Aug 19, 2015
With Barrie and Guelph, maybe we should compare Apples to Oranges
Guelph Mercury
By Bob Moore

An Aug. 14 guest column by Guelph Coun. Phil Allt (“Barrie to Guelph comparisons are an apples to oranges thing”) suggests that comparisons between Guelph and Barrie are “virtually without foundation.”

Since I am on record for making these comparisons, with all due respect to Allt, I would like to defend the comparisons that I have made based on the data found in the municipal study conducted by BMA Management Consulting Inc.

The BMA Municipal Study has been the project of Jim Bruzzese, who according to the company’s website, “is a former city manager, treasurer and general manager of corporate services with 30-plus years experience in the municipal sector, including 14 years as a consultant.”

As a testimony to his credibility, Guelph council hired Bruzzese to address a recent meeting on how to deal with the infrastructure deficit in Guelph (see the July 28 Mercury story “Guelph council tries to get a handle on the infrastructure gap”).

The BMA Municipal Study was first published in 2001 as the “Municipal Competitiveness Study,” which suggests that the purpose has always been for comparison and contrast.

It was supported by 44 municipalities in its first year. It served such a useful purpose that in 2002, the number of participating municipalities had grown to 60.

In the 2014 study, 95 municipalities paid to participate, and the number continues to grow. One can only wonder that if a comparison with other municipalities is “without foundation,” why the number of municipalities, including Guelph, that pay for the comparative data is growing.

To remove all doubt about the purpose of the BMA Municipal Study, let’s refer to the company website: “Given that municipalities range in size, geographical location and composition, this online database allows users to customize their comparisons by selecting only those municipalities that they wish to compare themselves with.” The purpose of the BMA study is to compare one city’s performance with another.

The credibility of the study’s author, and the growing number of municipalities that participate, establish that there is foundation for comparing one city with another.

Coun.

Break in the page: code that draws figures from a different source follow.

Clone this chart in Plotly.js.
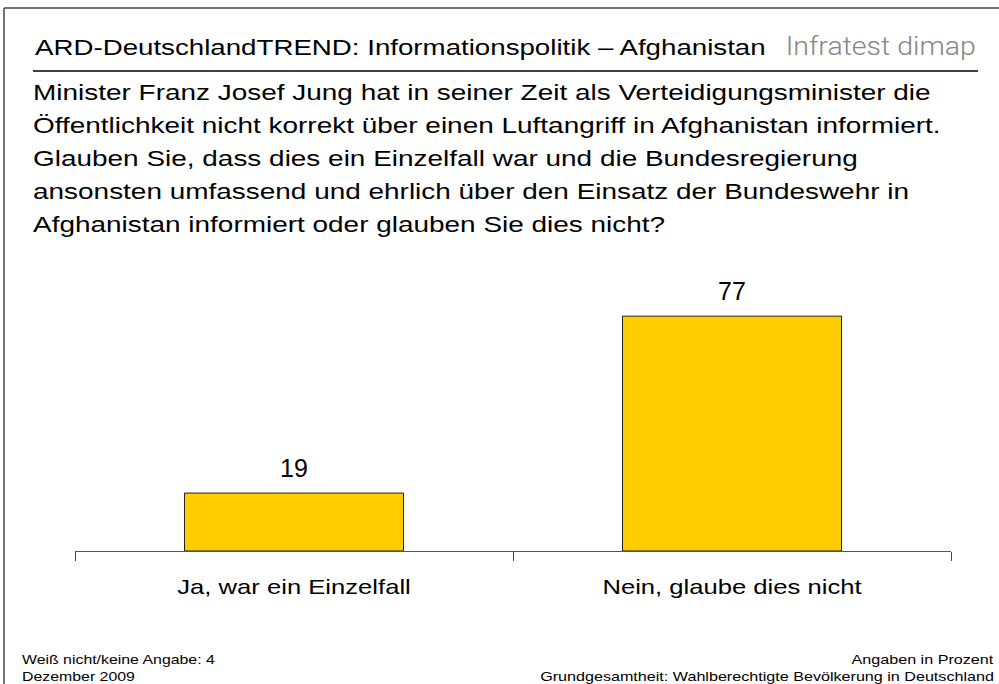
<!DOCTYPE html>
<html><head><meta charset="utf-8">
<script src="https://cdn.plot.ly/plotly-3.0.1.min.js"></script>
<style>html,body{margin:0;padding:0;background:#fff}#c{width:999px;height:684px}</style>
</head><body><div id="c"></div>
<script>
const categories = ["Ja, war ein Einzelfall", "Nein, glaube dies nicht"];
const values = [19, 77];
const titleText = "ARD-DeutschlandTREND: Informationspolitik – Afghanistan";
const brandText = "Infratest dimap";
const questionLines = [
  "Minister Franz Josef Jung hat in seiner Zeit als Verteidigungsminister die",
  "Öffentlichkeit nicht korrekt über einen Luftangriff in Afghanistan informiert.",
  "Glauben Sie, dass dies ein Einzelfall war und die Bundesregierung",
  "ansonsten umfassend und ehrlich über den Einsatz der Bundeswehr in",
  "Afghanistan informiert oder glauben Sie dies nicht?"
];
const footLeft = ["Weiß nicht/keine Angabe: 4", "Dezember 2009"];
const footRight = ["Angaben in Prozent", "Grundgesamtheit: Wahlberechtigte Bevölkerung in Deutschland"];

const W = 999, H = 684;
const mL = 75, mR = 48, mT = 246, mB = 133;
const pw = W - mL - mR, ph = H - mT - mB;
const px = x => (x - mL) / pw;
const py = y => (H - mB - y) / ph;

const F = "Liberation Sans, Arial, sans-serif";
const ann = [];
const stretch = {};   // annotation index -> horizontal stretch factor
function addAnn(o, k) { if (k) stretch[ann.length] = k; ann.push(o); }

addAnn({xref:'paper', yref:'paper', x:px(33), y:py(47.5), xanchor:'left', yanchor:'middle', align:'left',
  text:titleText, showarrow:false, font:{family:F, size:22.5, color:'#000'}}, 1.23);
addAnn({xref:'paper', yref:'paper', x:px(978), y:py(47), xanchor:'right', yanchor:'middle', align:'right',
  text:brandText, showarrow:false,
  font:{family:"Roboto, sans-serif", weight:300, size:25, color:'#858585'}}, 1.14);
questionLines.forEach((t,i)=>{
  addAnn({xref:'paper', yref:'paper', x:px(31), y:py(92.5 + 33*i), xanchor:'left', yanchor:'middle', align:'left',
    text:t, showarrow:false, font:{family:F, size:22, color:'#000'}}, 1.27);
});
footLeft.forEach((t,i)=>{
  addAnn({xref:'paper', yref:'paper', x:px(20), y:py(659 + 17*i), xanchor:'left', yanchor:'middle', align:'left',
    text:t, showarrow:false, font:{family:F, size:13, color:'#000'}}, 1.22);
});
footRight.forEach((t,i)=>{
  addAnn({xref:'paper', yref:'paper', x:px(996), y:py(659 + 17*i), xanchor:'right', yanchor:'middle', align:'right',
    text:t, showarrow:false, font:{family:F, size:13, color:'#000'}}, 1.24);
});
// value labels above bars, positioned through the data axes
categories.forEach((c,i)=>{
  addAnn({xref:'x', yref:'y', x:c, y:values[i], xanchor:'center', yanchor:'bottom', yshift:9,
    text:String(values[i]), showarrow:false, font:{family:F, size:25, color:'#000'}});
});

const shapes = [
  {type:'line', xref:'paper', yref:'paper', x0:px(33), x1:px(978), y0:py(71), y1:py(71), line:{color:'#000', width:1.5}},
  {type:'line', xref:'paper', yref:'paper', x0:px(4), x1:px(4), y0:py(8), y1:py(690), line:{color:'#444', width:1.5}},
  {type:'line', xref:'paper', yref:'paper', x0:px(4), x1:px(1005), y0:py(8), y1:py(8), line:{color:'#444', width:1.5}}
];

Plotly.newPlot('c', [{
  type:'bar', x:categories, y:values,
  marker:{color:'#FFCC00', line:{color:'#222', width:1}}, hoverinfo:'none'
}], {
  width:W, height:H, margin:{l:mL, r:mR, t:mT, b:mB},
  paper_bgcolor:'#fff', plot_bgcolor:'#fff', showlegend:false, bargap:0.5,
  xaxis:{showline:true, linecolor:'#555', linewidth:1, ticks:'outside', tickson:'boundaries',
    ticklen:9, tickcolor:'#444', ticklabelstandoff:17,
    tickfont:{family:F, size:21, color:'#000'}, showgrid:false, fixedrange:true},
  yaxis:{range:[0,100], visible:false, fixedrange:true},
  annotations:ann, shapes:shapes
}, {staticPlot:true}).then(gd => {
  const widen = (el, k) => {
    const L = el.getComputedTextLength();
    el.setAttribute('textLength', (L * k).toFixed(2));
    el.setAttribute('lengthAdjust', 'spacingAndGlyphs');
  };
  gd.querySelectorAll('g.annotation').forEach(g => {
    const idx = +g.getAttribute('data-index');
    const k = stretch[idx];
    const t = g.querySelector('text.annotation-text');
    if (k && t) widen(t, k);
  });
  gd.querySelectorAll('.xtick text').forEach(t => widen(t, 1.22));
});
</script></body></html>
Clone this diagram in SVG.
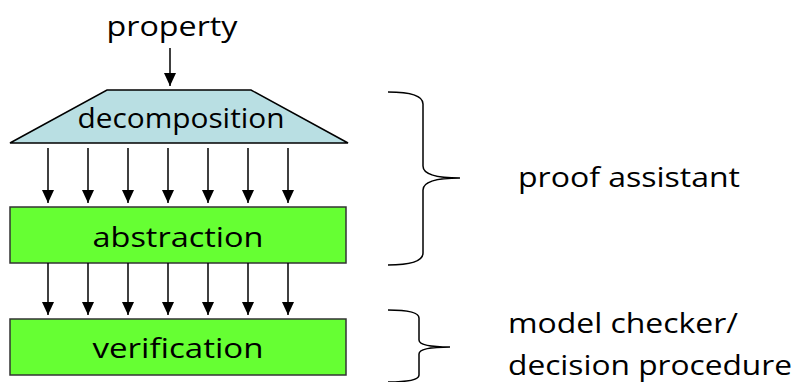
<svg xmlns="http://www.w3.org/2000/svg" width="792" height="382" viewBox="0 0 792 382">
<defs>
<marker id="ah" markerWidth="13" markerHeight="12" refX="13" refY="6" orient="auto" markerUnits="userSpaceOnUse">
<path d="M0,0 L13,6 L0,12 Z" fill="#000"/>
</marker>
<style>
text{font-family:"Open Sans","DejaVu Sans",sans-serif;font-size:28px;fill:#000}
.c{text-anchor:middle}
.box{fill:#66ff33;stroke:#333;stroke-width:1.5}
.arr{stroke:#000;stroke-width:1.5;fill:none;marker-end:url(#ah)}
.br{stroke:#000;stroke-width:1.5;fill:none}
</style>
</defs>
<rect width="792" height="382" fill="#fff"/>
<g id="property"><text class="c" x="172" y="36" textLength="131" lengthAdjust="spacingAndGlyphs">property</text></g>
<g id="decomposition">
<polygon points="107,90 251,90 348,143 10,143" fill="#b9dfe3" stroke="#000" stroke-width="1.5"/>
<text class="c" x="181" y="128" textLength="207" lengthAdjust="spacingAndGlyphs">decomposition</text>
</g>
<g id="abstraction">
<rect class="box" x="10" y="207" width="336" height="56"/>
<text class="c" x="178" y="247" textLength="171" lengthAdjust="spacingAndGlyphs">abstraction</text>
</g>
<g id="verification">
<rect class="box" x="10" y="319" width="336" height="56"/>
<text class="c" x="178" y="358" textLength="171" lengthAdjust="spacingAndGlyphs">verification</text>
</g>
<g id="connectors">
<line class="arr" x1="170" y1="48" x2="170" y2="86"/>
<line class="arr" x1="48" y1="148" x2="48" y2="203"/>
<line class="arr" x1="88" y1="148" x2="88" y2="203"/>
<line class="arr" x1="128" y1="148" x2="128" y2="203"/>
<line class="arr" x1="168" y1="148" x2="168" y2="203"/>
<line class="arr" x1="208" y1="148" x2="208" y2="203"/>
<line class="arr" x1="248" y1="148" x2="248" y2="203"/>
<line class="arr" x1="288" y1="148" x2="288" y2="203"/>
<line class="arr" x1="48" y1="263" x2="48" y2="315"/>
<line class="arr" x1="88" y1="263" x2="88" y2="315"/>
<line class="arr" x1="128" y1="263" x2="128" y2="315"/>
<line class="arr" x1="168" y1="263" x2="168" y2="315"/>
<line class="arr" x1="208" y1="263" x2="208" y2="315"/>
<line class="arr" x1="248" y1="263" x2="248" y2="315"/>
<line class="arr" x1="288" y1="263" x2="288" y2="315"/>
</g>
<g id="brace-proof">
<path class="br" d="M388,92 Q423,92 423,104 L423,166 Q423,178 460,178 Q423,178 423,190 L423,253 Q423,265 388,265"/>
<text x="518" y="187" textLength="222" lengthAdjust="spacingAndGlyphs">proof assistant</text>
</g>
<g id="brace-model">
<path class="br" d="M388,310 Q419,310 419,318 L419,340 Q419,347 450,347 Q419,347 419,354 L419,375 Q419,382 388,382"/>
<text x="508" y="333" textLength="230" lengthAdjust="spacingAndGlyphs">model checker/</text>
<text x="508" y="375" textLength="284" lengthAdjust="spacingAndGlyphs">decision procedure</text>
</g>
</svg>
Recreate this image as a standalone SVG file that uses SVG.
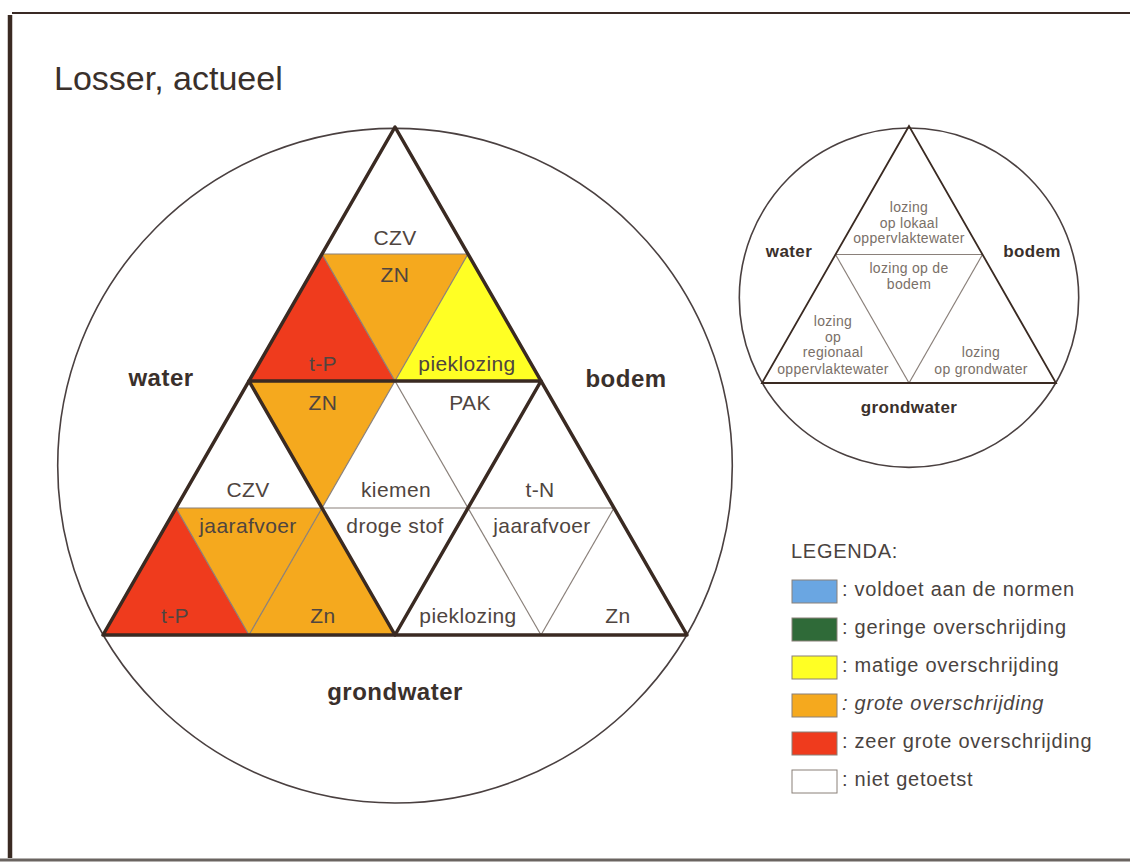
<svg xmlns="http://www.w3.org/2000/svg" width="1130" height="865" viewBox="0 0 1130 865">
<style>
.bg{fill:#ffffff}
.lbl{font-family:"Liberation Sans",Arial,sans-serif;font-size:21px;fill:#4f4540;text-anchor:middle;letter-spacing:0.4px}
.side{font-family:"Liberation Sans",Arial,sans-serif;font-size:24px;font-weight:bold;fill:#3a302b;text-anchor:middle;letter-spacing:0.5px}
.sside{font-family:"Liberation Sans",Arial,sans-serif;font-size:17px;font-weight:bold;fill:#3a302b;text-anchor:middle;letter-spacing:0.4px}
.stxt{font-family:"Liberation Sans",Arial,sans-serif;font-size:14px;fill:#7a7068;text-anchor:middle;letter-spacing:0.3px}
.leg{font-family:"Liberation Sans",Arial,sans-serif;font-size:20px;fill:#4a4340;letter-spacing:0.75px}
.title{font-family:"Liberation Sans",Arial,sans-serif;font-size:34px;fill:#3a302b}
.w{fill:#ffffff}
.o{fill:#f5a91e}
.r{fill:#ef3b1d}
.y{fill:#ffff24}
.thick{stroke:#3a2a22;stroke-width:3.5;fill:none;stroke-linejoin:round}
.thin{stroke:#8a807a;stroke-width:1.2;fill:none}
.circ{stroke:#4a4040;stroke-width:1.6;fill:none}
.sw{stroke:#8a8078;stroke-width:1}
</style>
<rect class="bg" x="0" y="0" width="1130" height="865"/>
<g id="frame">
<line x1="12" y1="13" x2="1130" y2="13" stroke="#3a2a25" stroke-width="2"/>
<line x1="10" y1="15" x2="10" y2="858" stroke="#3a2a22" stroke-width="4.5"/>
<line x1="0" y1="860" x2="1130" y2="860" stroke="#6a6460" stroke-width="3"/>
</g>
<text class="title" x="54" y="90">Losser, actueel</text>

<circle class="circ" cx="395" cy="465.7" r="337.3"/>

<g id="cell-top-czv"><polygon class="w" points="395,127 322,254 468,254"/><text class="lbl" x="395" y="245">CZV</text></g>
<g id="cell-top-zn"><polygon class="o" points="322,254 468,254 395,381"/><text class="lbl" x="395" y="282">ZN</text></g>
<g id="cell-top-tp"><polygon class="r" points="322,254 249,381 395,381"/><text class="lbl" x="323" y="371">t-P</text></g>
<g id="cell-top-pieklozing"><polygon class="y" points="468,254 395,381 541,381"/><text class="lbl" x="467" y="371">pieklozing</text></g>

<g id="cell-mid-zn"><polygon class="o" points="249,381 395,381 322,508"/><text class="lbl" x="323" y="410">ZN</text></g>
<g id="cell-mid-pak"><polygon class="w" points="395,381 541,381 468,508"/><text class="lbl" x="470" y="410">PAK</text></g>
<g id="cell-mid-kiemen"><polygon class="w" points="395,381 322,508 468,508"/><text class="lbl" x="396" y="497">kiemen</text></g>
<g id="cell-mid-drogestof"><polygon class="w" points="322,508 468,508 395,635"/><text class="lbl" x="395" y="533">droge stof</text></g>

<g id="cell-left-czv"><polygon class="w" points="249,381 176,508 322,508"/><text class="lbl" x="248" y="497">CZV</text></g>
<g id="cell-left-jaarafvoer"><polygon class="o" points="176,508 322,508 249,635"/><text class="lbl" x="248" y="533">jaarafvoer</text></g>
<g id="cell-left-tp"><polygon class="r" points="176,508 103,635 249,635"/><text class="lbl" x="175" y="623">t-P</text></g>
<g id="cell-left-zn"><polygon class="o" points="322,508 249,635 395,635"/><text class="lbl" x="323" y="623">Zn</text></g>

<g id="cell-right-tn"><polygon class="w" points="541,381 468,508 614,508"/><text class="lbl" x="540" y="497">t-N</text></g>
<g id="cell-right-jaarafvoer"><polygon class="w" points="468,508 614,508 541,635"/><text class="lbl" x="542" y="533">jaarafvoer</text></g>
<g id="cell-right-pieklozing"><polygon class="w" points="468,508 395,635 541,635"/><text class="lbl" x="468" y="623">pieklozing</text></g>
<g id="cell-right-zn"><polygon class="w" points="614,508 541,635 687,635"/><text class="lbl" x="618" y="623">Zn</text></g>

<g id="connectors">
<line class="thin" x1="322" y1="254" x2="468" y2="254"/>
<line class="thin" x1="176" y1="508" x2="614" y2="508"/>
<line class="thin" x1="249" y1="635" x2="468" y2="254"/>
<line class="thin" x1="541" y1="635" x2="322" y2="254"/>
<line class="thin" x1="541" y1="635" x2="614" y2="508"/>
<line class="thin" x1="249" y1="635" x2="176" y2="508"/>
<polygon class="thick" points="395,127 103,635 687,635"/>
<polygon class="thick" points="249,381 541,381 395,635"/>
</g>

<g id="side-labels">
<text class="side" x="161" y="386">water</text>
<text class="side" x="626" y="387">bodem</text>
<text class="side" x="395" y="700">grondwater</text>
</g>

<g id="key-diagram">
<circle class="circ" cx="909" cy="297.7" r="169.7"/>
<line class="thin" x1="835.5" y1="254.5" x2="982.5" y2="254.5"/>
<line class="thin" x1="835.5" y1="254.5" x2="909" y2="383"/>
<line class="thin" x1="982.5" y1="254.5" x2="909" y2="383"/>
<polygon points="909,126 762,383 1056,383" fill="none" stroke="#3a2a22" stroke-width="1.8"/>
<g id="key-top"><text class="stxt" x="909" y="212">lozing</text><text class="stxt" x="909" y="228">op lokaal</text><text class="stxt" x="909" y="243">oppervlaktewater</text></g>
<g id="key-mid"><text class="stxt" x="909" y="273">lozing op de</text><text class="stxt" x="909" y="289">bodem</text></g>
<g id="key-left"><text class="stxt" x="833" y="326">lozing</text><text class="stxt" x="833" y="342">op</text><text class="stxt" x="833" y="357">regionaal</text><text class="stxt" x="833" y="374">oppervlaktewater</text></g>
<g id="key-right"><text class="stxt" x="981" y="357">lozing</text><text class="stxt" x="981" y="374">op grondwater</text></g>
<text class="sside" x="789" y="257">water</text>
<text class="sside" x="1032" y="257">bodem</text>
<text class="sside" x="909" y="413">grondwater</text>
</g>

<g id="legend">
<text class="leg" x="791" y="558">LEGENDA:</text>
<g id="leg-1"><rect class="sw" x="792" y="580" width="45" height="23" fill="#6aa6e2"/><text class="leg" x="842" y="596">: voldoet aan de normen</text></g>
<g id="leg-2"><rect class="sw" x="792" y="618" width="45" height="23" fill="#2f6a38"/><text class="leg" x="842" y="634">: geringe overschrijding</text></g>
<g id="leg-3"><rect class="sw" x="792" y="656" width="45" height="23" fill="#ffff24"/><text class="leg" x="842" y="672">: matige overschrijding</text></g>
<g id="leg-4"><rect class="sw" x="792" y="694" width="45" height="23" fill="#f5a91e"/><text class="leg" x="842" y="710" font-style="italic">: grote overschrijding</text></g>
<g id="leg-5"><rect class="sw" x="792" y="732" width="45" height="23" fill="#ef3b1d"/><text class="leg" x="842" y="748">: zeer grote overschrijding</text></g>
<g id="leg-6"><rect class="sw" x="792" y="770" width="45" height="23" fill="#ffffff"/><text class="leg" x="842" y="786">: niet getoetst</text></g>
</g>
</svg>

Allt acknowledges that there are similarities between Barrie and Guelph but that the similarities are insubstantial grounds for comparisons when it comes to budgeting.

Let’s review the similarities: They are both single-tier governments, i.e. not part of regions. Their average household incomes are both in the low $80,000s. Their average housing prices are both in the $300,000 range. Their growth rate are both close to the national average. Their employment rates are both in the five per cent range. They are both about an hour’s drive from Toronto. They both cover around 80 square hectares of land. The both have AA credit ratings. I can’t imagine any two more similar municipalities, even granting Allt’s points that Guelph is older and has a university.

Let’s look at a marked difference: Barrie has 20,000 more people than Guelph but runs its operating budget on $6 million less, and with almost 800 fewer employees. It is true that Barrie contracts out some of its services while Guelph does not, but those services don’t account for 800 positions and they still have to be paid for out of the operating budget.

Allt correctly points out that Barrie does not have the aging infrastructure problem that Guelph has, but that doesn’t explain very much because Guelph has not been servicing that infrastructure anyway. A recent audit of the city’s stormwater management system gave it an “F” because of the neglect.

So a purpose of the BMA Municipal Study is to compare one municipality to another. If we cannot compare ourselves to Barrie, which municipality would Allt suggest? If none is found, will he move that we drop out, and save the cost, of the BMA study?

I think civic leaders have to make room for reasonable people to pose reasonable questions when they are presented with data as well supported as the BMA Municipal Study. When a politician brushes aside the reasonable questions of reasonable people, they are saying that municipal governance is a dark art that only the initiated can understand.

The purpose of the BMA Municipal Study is to help municipalities deliver on their obligation to operate transparently. When a politician tells us to ignore comparative data, he or she is taking a step backward from transparency.

Yes there are differences between Guelph and Barrie, but when reasonable people look at the similarities, they see some questions that deserve to be answered not brushed aside.

Bob Moore is a member of the Guelph Mercury’s community editorial board.